Harry Fonseca: Transformations

A drawing of a man and a woman with a bottle of wine.
Harry Fonseca (Nisenan Maidu/Portuguese/Native Hawaiian, 1946-2006), Pow Wow Club, 1981. Acrylic on paper, 33 x 25 ¼ inches, framed.
The Coyote is a figure featured as a “trickster” across Native American storytelling. However, among the Maidu, the Coyote conveys benevolent teachings of the totality of human nature.
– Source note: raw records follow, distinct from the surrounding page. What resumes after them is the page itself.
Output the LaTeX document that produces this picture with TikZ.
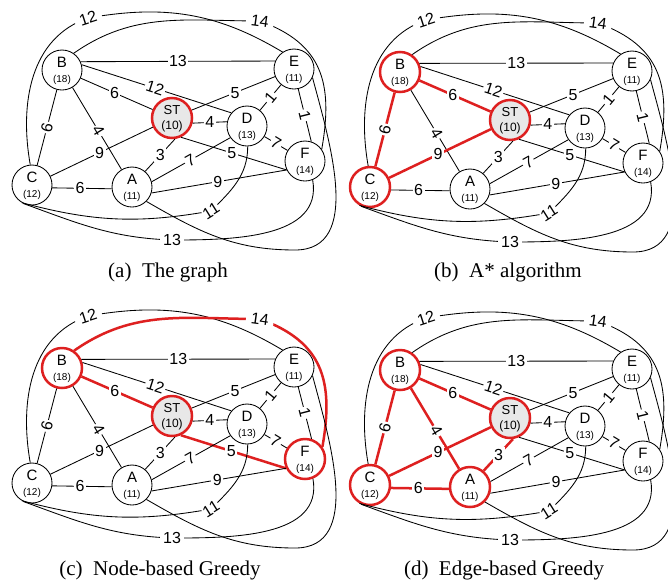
\documentclass[tikz,border=0pt]{standalone}
\usepackage{fontspec}
\setmainfont{Liberation Serif}
\setsansfont{Liberation Sans}
\definecolor{hlred}{RGB}{222,32,32}
\definecolor{stgray}{RGB}{232,232,232}
\newcommand\gnd[5]{%
  \node[gnode,n#2] (#1#2) at (#3) {};
  \node[letterlbl] (#1#2l) at ([yshift=8pt]#1#2.center) {#4};
  \node[numlbl] (#1#2n) at ([yshift=-10pt]#1#2.center) {#5};}
\newcommand\drawpanel[1]{%
  \gnd{#1}{B}{62,-70}{B}{(18)}
  \gnd{#1}{E}{294,-69}{E}{(11)}
  \gnd{#1}{D}{247,-126}{D}{(13)}
  \gnd{#1}{F}{305,-161}{F}{(14)}
  \gnd{#1}{C}{32,-185}{C}{(12)}
  \gnd{#1}{A}{132,-187}{A}{(11)}
  \node[gnode,nST] (#1ST) at (172,-118) {};
  \node[stlbl] (#1STl) at ([yshift=8pt]#1ST.center) {ST};
  \node[stnum] (#1STn) at ([yshift=-8pt]#1ST.center) {(10)};
  % straight edges
  \draw[eBE] (#1B.24) -- node[edgelbl] (#1lBE) {13} (#1E.157);
  \draw[eBD] (#1B.15) -- node[edgelbl,pos=0.49,sloped] (#1lBD) {12} (#1D.140);
  \draw[eBST] (#1B) -- node[edgelbl,pos=0.47] (#1lBST) {6} (#1ST);
  \draw[eBC] (#1B) -- node[edgelbl,sloped] (#1lBC) {6} (#1C);
  \draw[eBA] (#1B) -- node[edgelbl,pos=0.53,sloped] (#1lBA) {4} (#1A);
  \draw[eSTE] (#1ST) -- node[edgelbl,pos=0.52] (#1lSTE) {5} (#1E);
  \draw[eSTD] (#1ST.-14) -- node[edgelbl] (#1lSTD) {4} (#1D.168);
  \draw[eSTF] (#1ST.-65) -- node[edgelbl,pos=0.48] (#1lSTF) {5} (#1F.206);
  \draw[eSTC] (#1ST) -- node[edgelbl,pos=0.52] (#1lSTC) {9} (#1C);
  \draw[eSTA] (#1ST.-82) -- node[edgelbl,pos=0.49] (#1lSTA) {3} (#1A.50);
  \draw[eAD] (#1A.15) -- node[edgelbl,pos=0.49,sloped] (#1lAD) {7} (#1D.215);
  \draw[eAF] (#1A.-17) -- node[edgelbl,pos=0.49] (#1lAF) {9} (#1F.206);
  \draw[eCA] (#1C.-8) -- node[edgelbl,pos=0.47] (#1lCA) {6} (#1A.185);
  \draw[eDE] (#1D) -- node[edgelbl,sloped] (#1lDE) {1} (#1E);
  \draw[eEF] (#1E.-78) -- node[edgelbl,sloped] (#1lEF) {1} (#1F.72);
  \draw[eDF] (#1D) -- node[edgelbl,sloped] (#1lDF) {7} (#1F);
  % curved edges
  \draw[eCE] (#1C.95) to[out=100,in=199] (88,-18)
     node[edgelbl,inner xsep=5pt,rotate=18] (#1lCE) {12} to[out=10,in=149] (#1E.124);
  \draw[eBF] (#1B.55) to[out=35,in=180] (260,-21)
     node[edgelbl,inner xsep=5pt,rotate=-8] (#1lBF) {14} to[out=-20,in=80,looseness=1.2] (#1F.35);
  \draw[eCD] (#1C.-120) to[out=-15,in=190] (211,-211)
     node[edgelbl,inner sep=0.5pt,rotate=32] (#1lCD) {11} to[out=45,in=-90] (#1D.-88);
  \draw[eCF] (#1C.-115) to[out=-20,in=178] (172,-240)
     node[edgelbl,inner xsep=3pt] (#1lCF) {13} to[out=0,in=-80] (#1F.-68);
  \draw[eAE] (#1A.-45) to[out=-30,in=180] (295,-250) to[out=0,in=-75] (#1E.-25);
}
\begin{document}
\begin{tikzpicture}[x=1pt,y=1pt,
  gnode/.style={circle,draw,line width=0.85pt,minimum size=40pt,inner sep=0pt},
  hlnode/.style={draw=hlred,line width=2.5pt},
  letterlbl/.style={font=\fontsize{15}{15}\selectfont\sffamily,inner sep=0pt},
  numlbl/.style={font=\fontsize{10}{10}\selectfont\sffamily,inner sep=0pt},
  stlbl/.style={font=\fontsize{13}{13}\selectfont\sffamily,inner sep=0pt},
  stnum/.style={font=\fontsize{12}{12}\selectfont\sffamily,inner sep=0pt},
  edgeline/.style={draw=black,line width=0.85pt},
  hledge/.style={draw=hlred,line width=2.5pt},
  edgelbl/.style={font=\fontsize{16}{16}\selectfont\sffamily,fill=white,inner sep=1.5pt},
  captxt/.style={font=\fontsize{21}{21}\selectfont,inner sep=0pt},
  nB/.style={},nE/.style={},nD/.style={},nF/.style={},nC/.style={},nA/.style={},
  nST/.style={fill=stgray,hlnode},
  eBE/.style={edgeline},eBD/.style={edgeline},eBST/.style={edgeline},eBC/.style={edgeline},
  eBA/.style={edgeline},eSTE/.style={edgeline},eSTD/.style={edgeline},eSTF/.style={edgeline},
  eSTC/.style={edgeline},eSTA/.style={edgeline},eAD/.style={edgeline},eAF/.style={edgeline},
  eCA/.style={edgeline},eDE/.style={edgeline},eEF/.style={edgeline},eDF/.style={edgeline},
  eCE/.style={edgeline},eBF/.style={edgeline},eCD/.style={edgeline},eCF/.style={edgeline},
  eAE/.style={edgeline}]
\useasboundingbox[fill=white] (0,0) rectangle (668,-584);
% (a) the graph
\begin{scope}
  \drawpanel{a}
\end{scope}
% (b) A* algorithm
\begin{scope}[shift={(338,-2)},
  nB/.style={hlnode},nC/.style={hlnode},
  eBST/.style={hledge},eBC/.style={hledge},eSTC/.style={hledge}]
  \drawpanel{b}
\end{scope}
% (c) node-based greedy
\begin{scope}[shift={(0,-298)},
  nB/.style={hlnode},nF/.style={hlnode},
  eBST/.style={hledge},eSTF/.style={hledge},eBF/.style={hledge}]
  \drawpanel{c}
\end{scope}
% (d) edge-based greedy
\begin{scope}[shift={(338,-300)},
  nB/.style={hlnode},nC/.style={hlnode},nA/.style={hlnode},
  eBST/.style={hledge},eBC/.style={hledge},eBA/.style={hledge},
  eSTC/.style={hledge},eSTA/.style={hledge},eCA/.style={hledge}]
  \drawpanel{d}
\end{scope}
\node[captxt] (capa) at (168,-272) {(a)\ \ The graph};
\node[captxt] (capb) at (508,-272) {(b)\ \ A* algorithm};
\node[captxt] (capc) at (160,-570) {(c)\ \ Node-based Greedy};
\node[captxt] (capd) at (504,-570) {(d)\ \ Edge-based Greedy};
\end{tikzpicture}
\end{document}
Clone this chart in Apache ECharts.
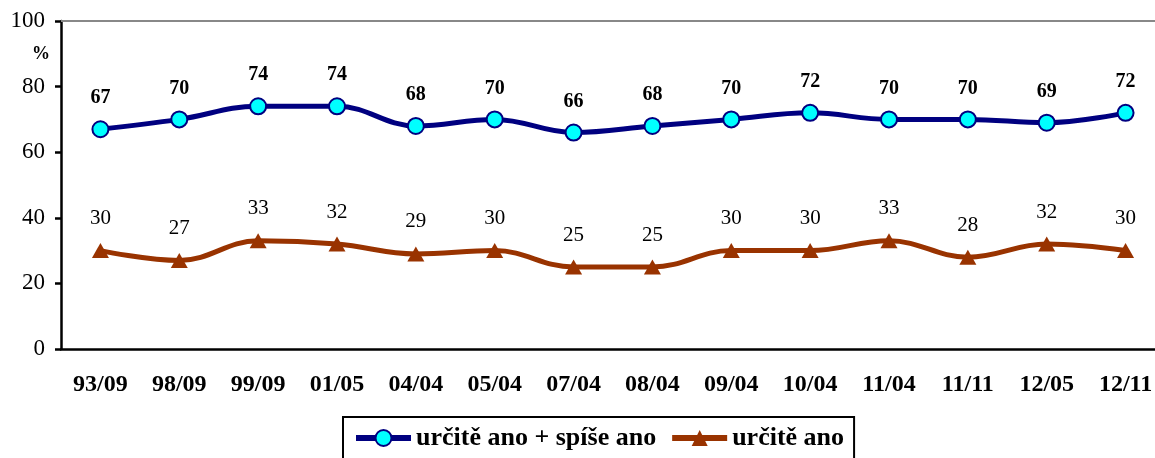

Harry Fonseca: Transformations is the first exhibition dedicated to exploring Fonseca’s expressions of “queerness” through the reintroduction of his beloved character Coyote. Harry Fonseca (Nisenan Maidu/Portuguese/Native Hawaiian) established liberatory expressions in contemporary Indigenous and queer art. The exhibition will feature works from the Heard’s fine art collection, such as Coyote in the Mission (1983) and Roxie-The Black Swan (1984), as well as a recent acquisition, Pow Wow Club (1981). Fonseca’s paintings explore Coyote as a metaphor for the transformations of self that defy Western conceptions of Indigeneity coded with a visual language that explores queer subcultures.